Hybrid materials composed of gold (Au) and conducting polymers (CP) are promising electrode materials to facilitate anodic oxidation of low-carbon alcohols, such as ethanol and 1-propanol (1-PrOH). The anodic oxidation of these alcohols is used in many industries. Hybridization of CP with Au particles via electrodeposition of Au using a CP-coated electrode as a working electrode is a simple and powerful technique. On the other hand, depending on the applied potential, electrochemical doping of CPs competes with the electrodeposition of Au. The electrochemical doping changes their optoelectronic properties, and drives Au particle precursors, such as tetrachloroaurate(III) (AuCl₄⁻) ions, to penetrate into the CP as dopants. Therefore, the applied potential is expected to affect the electrocatalytic properties of the hybrid materials fabricated by the electrodeposition techniques.
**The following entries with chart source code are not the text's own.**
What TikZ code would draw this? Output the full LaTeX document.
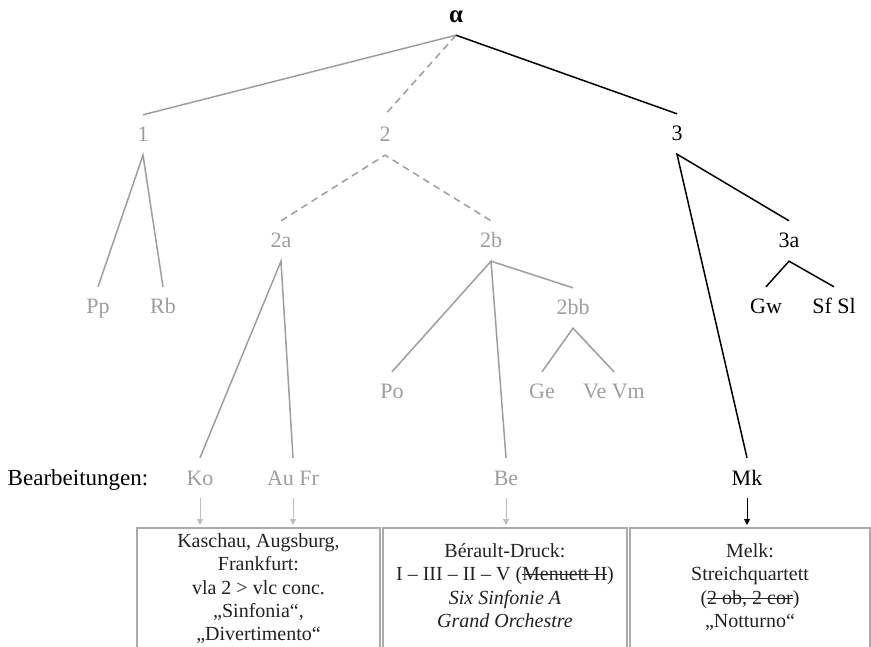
\documentclass[tikz,border=0pt]{standalone}
\usepackage{fontspec}
\setmainfont{Liberation Serif}
\usetikzlibrary{arrows.meta,calc}
\definecolor{lg}{HTML}{9E9E9E}
\definecolor{ag}{HTML}{BDBDBD}
\definecolor{bxc}{HTML}{ABABAB}
\definecolor{tx}{HTML}{222222}
\newcommand\strk[1]{\setbox0\hbox{#1}\rlap{\rule[0.6ex]{\wd0}{0.9pt}}\box0}
\begin{document}
\begin{tikzpicture}[x=1pt,y=-1pt,
  lab/.style={font=\fontsize{22}{26}\selectfont, inner xsep=0pt, inner ysep=13pt, text height=14pt, text depth=0pt},
  gl/.style={lab,text=lg},
  bl/.style={lab,text=black},
  gline/.style={draw=lg,line width=1.5pt},
  bline/.style={draw=black,line width=1.5pt},
  dline/.style={gline,dash pattern=on 7pt off 5pt},
  boxt/.style={font=\fontsize{20}{24}\selectfont, inner sep=0pt, anchor=base, text=tx},
  wbox/.style={draw=bxc, line width=1.5pt, anchor=north, minimum height=160pt, inner sep=0pt},
  garr/.style={draw=ag, line width=0.9pt, -{Triangle[length=6pt,width=6pt]}, shorten >=2pt},
  barr/.style={draw=black, line width=0.9pt, -{Triangle[length=6pt,width=6pt]}, shorten >=2pt}
]
\useasboundingbox (0,0) rectangle (871,647);
\fill[white] (0,0) rectangle (871,647);

% tree labels
\node[bl,font=\fontsize{25}{26}\selectfont\bfseries, inner ysep=12pt, text height=10pt] (alpha) at (456,18) {α};
\node[gl] (n1) at (143,135) {1};
\node[gl] (n2) at (385,135) {2};
\node[bl] (n3) at (677,134) {3};
\node[gl] (n2a) at (281,241) {2a};
\node[gl] (n2b) at (491,241) {2b};
\node[bl] (n3a) at (789,241) {3a};
\node[gl] (n2bb) at (573,308) {2bb};
\node[gl] (pp) at (98,307) {Pp};
\node[gl] (rb) at (163,307) {Rb};
\node[bl] (gw) at (766,307) {Gw};
\node[bl] (sfsl) at (834,307) {Sf Sl};
\node[gl] (po) at (392,392) {Po};
\node[gl] (ge) at (542,392) {Ge};
\node[gl] (vevm) at (614,392) {Ve Vm};
\node[gl] (ko) at (200,478) {Ko};
\node[gl] (aufr) at (293,478) {Au Fr};
\node[gl] (be) at (506,478) {Be};
\node[bl] (mk) at (747,478) {Mk};
\node[bl,font=\fontsize{23}{26}\selectfont] (bearb) at (78,478) {Bearbeitungen:};

% tree edges
\draw[gline] (alpha.south) -- (n1.north);
\draw[dline] (alpha.south) -- (n2.north);
\draw[bline] (alpha.south) -- (n3.north);
\draw[gline] (pp.north) -- (n1.south) -- (rb.north);
\draw[dline] (n2a.north) -- (n2.south) -- (n2b.north);
\draw[gline] (ko.north) -- (n2a.south) -- (aufr.north);
\draw[gline] (po.north) -- (n2b.south) -- (be.north);
\draw[gline] (n2b.south) -- (n2bb.north);
\draw[gline] (ge.north) -- (n2bb.south) -- (vevm.north);
\draw[bline] (mk.north) -- (n3.south) -- (n3a.north);
\draw[bline] (gw.north) -- (n3a.south) -- (sfsl.north);

% boxes
\node[wbox, minimum width=243pt] (box1) at (258.5,527) {};
\node[wbox, minimum width=244pt] (box2) at (505,527) {};
\node[wbox, minimum width=240pt] (box3) at (750,527) {};

% arrows
\draw[garr] (ko.south) -- (ko.south |- box1.north);
\draw[garr] (aufr.south) -- (aufr.south |- box1.north);
\draw[garr] (be.south) -- (be.south |- box2.north);
\draw[barr] (mk.south) -- (mk.south |- box3.north);

% box 1 text
\node[boxt] (b1a) at (258.5,547) {Kaschau, Augsburg,};
\node[boxt] (b1b) at (258.5,570.5) {Frankfurt:};
\node[boxt] (b1c) at (258.5,594) {vla 2 > vlc conc.};
\node[boxt] (b1d) at (258.5,617) {„Sinfonia“,};
\node[boxt] (b1e) at (258.5,640) {„Divertimento“};

% box 2 text
\node[boxt] (b2a) at (505,557) {Bérault-Druck:};
\node[boxt] (b2b) at (505,580.5) {I – III – II – V (\strk{Menuett II})};
\node[boxt] (b2c) at (505,604) {\itshape Six Sinfonie A};
\node[boxt] (b2d) at (505,627) {\itshape Grand Orchestre};

% box 3 text
\node[boxt] (b3a) at (750,557) {Melk:};
\node[boxt] (b3b) at (750,580.5) {Streichquartett};
\node[boxt] (b3c) at (750,604) {(\strk{2 ob, 2 cor})};
\node[boxt] (b3d) at (750,627) {„Notturno“};
\end{tikzpicture}
\end{document}
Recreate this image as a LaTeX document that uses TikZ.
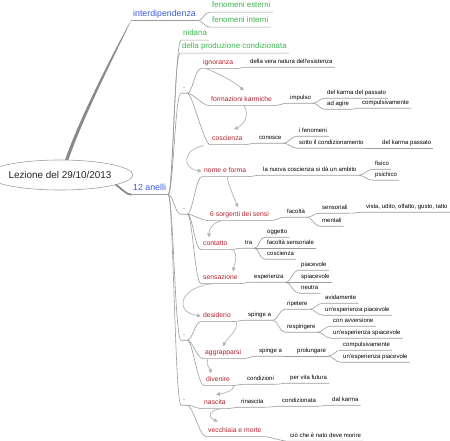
\documentclass[tikz,border=0pt]{standalone}
\usepackage{fontspec}
\setmainfont{Liberation Sans}
\usepackage{tikz}
\usetikzlibrary{positioning, shapes.geometric, arrows.meta}
\definecolor{topicBlue}{HTML}{3A5CDB}
\definecolor{topicGreen}{HTML}{3DB84F}
\definecolor{topicRed}{HTML}{B3202C}
\definecolor{lineGray}{HTML}{9C9C9C}
\definecolor{trunkGray}{HTML}{8A8A8A}
\definecolor{arrowGray}{HTML}{B4B4B4}
\begin{document}
\begin{tikzpicture}[x=1pt, y=-1pt,
    topic/.style={anchor=west, inner xsep=2pt, inner ysep=2pt},
    maintopic/.style={topic, text=topicBlue, font=\fontsize{8.8}{10}\selectfont, text height=6.6pt, text depth=2.2pt},
    greentopic/.style={topic, text=topicGreen, font=\fontsize{7.9}{9}\selectfont, text height=5.9pt, text depth=2pt},
    ringtopic/.style={topic, text=topicRed, font=\fontsize{6.8}{8}\selectfont, text height=5pt, text depth=1.7pt},
    leaftopic/.style={topic, font=\fontsize{6}{7}\selectfont, text height=4.5pt, text depth=1.5pt},
    dashtopic/.style={leaftopic, text=black!60},
    branch/.style={draw=lineGray, line width=0.6pt},
    trunk/.style={draw=trunkGray, line width=1.8pt, line cap=round},
    rel/.style={draw=arrowGray, line width=0.7pt, -{Triangle[length=4pt, width=3.6pt]}}]
  \fill[white] (0,0) rectangle (450,440);
  \useasboundingbox (0,0) rectangle (450,440);

  \node[ellipse, draw=gray!75, line width=0.6pt, minimum width=119pt, minimum height=30pt, inner sep=0pt,
        text=black!85, font=\fontsize{9.9}{11}\selectfont] (root) at (60,175) {Lezione del 29/10/2013};

  % main topics
  \node[maintopic] (interd) at (131,14) {interdipendenza};
  \node[greentopic] (fext) at (210,6) {fenomeni esterni};
  \node[greentopic] (fint) at (210,21) {fenomeni interni};
  \node[maintopic] (anelli) at (131,188) {12 anelli};
  \node[greentopic] (nidana) at (181,34) {nidana};
  \node[greentopic] (dpc) at (180,47) {della produzione condizionata};
  \node[dashtopic] (d1) at (181,88) {-};
  \node[dashtopic] (d2) at (181,209) {-};
  \node[dashtopic] (d3) at (181,335) {-};
  \node[dashtopic] (d4) at (181,400) {-};

  % the twelve links
  \node[ringtopic] (ign) at (201,63) {ignoranza};
  \node[ringtopic] (fk) at (209,100) {formazioni karmiche};
  \node[ringtopic] (cos) at (210,139) {coscienza};
  \node[ringtopic] (nef) at (202,171) {nome e forma};
  \node[ringtopic] (sei) at (208,215) {6 sorgenti dei sensi};
  \node[ringtopic] (cont) at (201,244) {contatto};
  \node[ringtopic] (sens) at (201,278) {sensazione};
  \node[ringtopic] (des) at (201,316) {desiderio};
  \node[ringtopic] (agg) at (203,353) {aggrapparsi};
  \node[ringtopic] (div) at (204,380) {divenire};
  \node[ringtopic] (nas) at (202,403) {nascita};
  \node[ringtopic] (vec) at (206,431) {vecchiaia e morte};

  % details
  \node[leaftopic] (dvn) at (248,62) {della vera natura dell'esistenza};
  \node[leaftopic] (imp) at (288,98) {impulso};
  \node[leaftopic] (dkp) at (325,93) {del karma del passato};
  \node[leaftopic] (adag) at (325,104) {ad agire};
  \node[leaftopic] (comp) at (360,103) {compulsivamente};
  \node[leaftopic] (con) at (257,138) {conosce};
  \node[leaftopic] (ifen) at (297,131) {i fenomeni};
  \node[leaftopic] (sotto) at (297,143) {sotto il condizionamento};
  \node[leaftopic] (dkpa) at (380,143) {del karma passato};
  \node[leaftopic] (nca) at (261,170) {la nuova coscienza si dà un ambito};
  \node[leaftopic] (fis) at (373,164) {fisico};
  \node[leaftopic] (psi) at (373,175) {psichico};
  \node[leaftopic] (fac) at (285,212) {facoltà};
  \node[leaftopic] (sensor) at (320,208) {sensoriali};
  \node[leaftopic] (vista) at (364,207) {vista, udito, olfatto, gusto, tatto};
  \node[leaftopic] (ment) at (320,221) {mentali};
  \node[leaftopic] (tra) at (243,243) {tra};
  \node[leaftopic] (ogg) at (265,232) {oggetto};
  \node[leaftopic] (facs) at (265,243) {facoltà sensoriale};
  \node[leaftopic] (cosc) at (265,254) {coscienza};
  \node[leaftopic] (esp) at (252,277) {esperienza};
  \node[leaftopic] (piac) at (299,265) {piacevole};
  \node[leaftopic] (spiac) at (299,277) {spiacevole};
  \node[leaftopic] (neu) at (299,288) {neutra};
  \node[leaftopic] (spa) at (246,315) {spinge a};
  \node[leaftopic] (rip) at (285,304) {ripetere};
  \node[leaftopic] (avid) at (323,298) {avidamente};
  \node[leaftopic] (uep) at (323,310) {un'esperienza piacevole};
  \node[leaftopic] (resp) at (285,327) {respingere};
  \node[leaftopic] (cavv) at (331,321) {con avversione};
  \node[leaftopic] (ues) at (331,333) {un'esperienza spiacevole};
  \node[leaftopic] (spb) at (257,351) {spinge a};
  \node[leaftopic] (prol) at (295,351) {prolungare};
  \node[leaftopic] (compb) at (341,345) {compulsivamente};
  \node[leaftopic] (uepb) at (341,357) {un'esperienza piacevole};
  \node[leaftopic] (condz) at (245,379) {condizioni};
  \node[leaftopic] (pvf) at (288,378) {per vita futura};
  \node[leaftopic] (rin) at (239,402) {rinascita};
  \node[leaftopic] (condta) at (280,401) {condizionata};
  \node[leaftopic] (dalk) at (330,400) {dal karma};
  \node[leaftopic] (cio) at (288,436) {ciò che è nato deve morire};

  % branches
  \fill[trunkGray] ([xshift=-1.7pt]root.66) .. controls +(16,-47) and +(-6,10) .. (interd.south west)
     .. controls +(-4,10) and +(16,-47) .. ([xshift=1.7pt]root.66) -- cycle;
  \draw[trunk] (root.-10) .. controls +(5,3) and +(-5,0) .. (anelli.south west);
  \draw[branch] (interd.south west) -- (interd.south east);
  \draw[branch] (anelli.south west) -- (anelli.south east);
  \foreach \a/\b in {interd/fext, interd/fint, anelli/nidana, anelli/dpc,
      anelli/d1, anelli/d2, anelli/d3, anelli/d4,
      d1/ign, d1/fk, d1/cos, d2/nef, d2/sei, d2/cont, d2/sens,
      d3/des, d3/agg, d3/div, d4/nas, d4/vec,
      ign/dvn, fk/imp, imp/dkp, imp/adag, adag/comp,
      cos/con, con/ifen, con/sotto, sotto/dkpa,
      nef/nca, nca/fis, nca/psi, sei/fac, fac/sensor, sensor/vista, fac/ment,
      cont/tra, tra/ogg, tra/facs, tra/cosc,
      sens/esp, esp/piac, esp/spiac, esp/neu,
      des/spa, spa/rip, rip/avid, rip/uep, spa/resp, resp/cavv, resp/ues,
      agg/spb, spb/prol, prol/compb, prol/uepb,
      div/condz, condz/pvf, nas/rin, rin/condta, condta/dalk, vec/cio}
    \draw[branch] (\a.south east) .. controls +(5,0) and +(-6,0) .. (\b.south west) -- (\b.south east);

  % sequence of the links
  \draw[rel] ([shift={(5,0)}]ign.south west) .. controls +(15,6) and +(-12,-10) .. ([shift={(35,-4)}]fk.north west);
  \draw[rel] ([shift={(35,0)}]fk.south west) .. controls +(6,10) and +(10,-5) .. ([shift={(24,-4)}]cos.north west);
  \draw[rel] ([shift={(-6,1)}]cos.south west) .. controls +(-22,4) and +(-20,-2) .. (nef.west);
  \draw[rel] ([shift={(25,0)}]nef.south west) .. controls +(2,10) and +(-4,-10) .. ([shift={(30,-2)}]sei.north west);
  \draw[rel] ([shift={(14,0)}]sei.south west) .. controls +(-10,2) and +(0,-8) .. ([shift={(8,-1)}]cont.north west);
  \draw[rel] ([shift={(3,0)}]cont.south east) .. controls +(6,6) and +(2,-10) .. ([shift={(32,-1)}]sens.north west);
  \draw[rel] ([shift={(14,0)}]sens.south west) .. controls +(-35,2) and +(-28,-4) .. (des.west);
  \draw[rel] ([shift={(3,0)}]des.south east) .. controls +(3,8) and +(4,-8) .. ([shift={(20,-1)}]agg.north west);
  \draw[rel] ([shift={(5,0)}]agg.south west) .. controls +(-3,5) and +(-1,-5) .. ([shift={(7,-1)}]div.north west);
  \draw[rel] ([shift={(2,0)}]div.south east) .. controls +(0,5) and +(8,-1) .. ([shift={(14,-3)}]nas.north west);
  \draw[rel] ([shift={(20,0)}]nas.south west) .. controls +(-15,2) and +(-10,-4) .. ([shift={(12,-4)}]vec.north west);
\end{tikzpicture}
\end{document}
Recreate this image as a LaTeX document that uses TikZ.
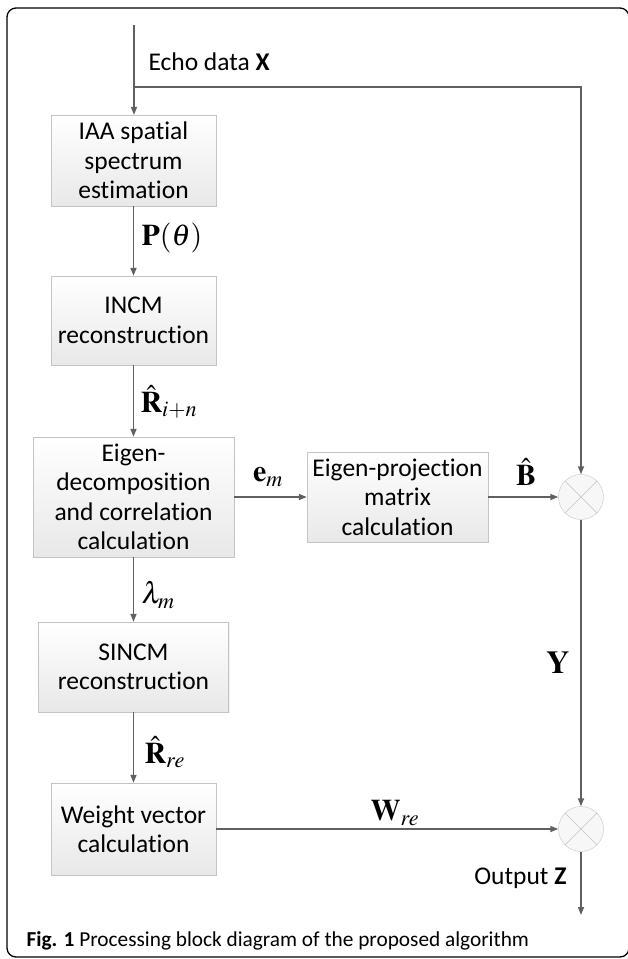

Here, the effects of the applied potential for the electrochemical hybridization process on the electrocatalytic properties of the Au/poly(3-methoxythiophene) (Au/P3MeOT) for the anodic oxidation of 1-PrOH are reported. Their electrocatalytic properties are enhanced by performing the electrochemical hybridization of P3MeOT with Au under the potential, where the electrochemical doping of P3MeOT and the electrodeposition of Au proceed simultaneously.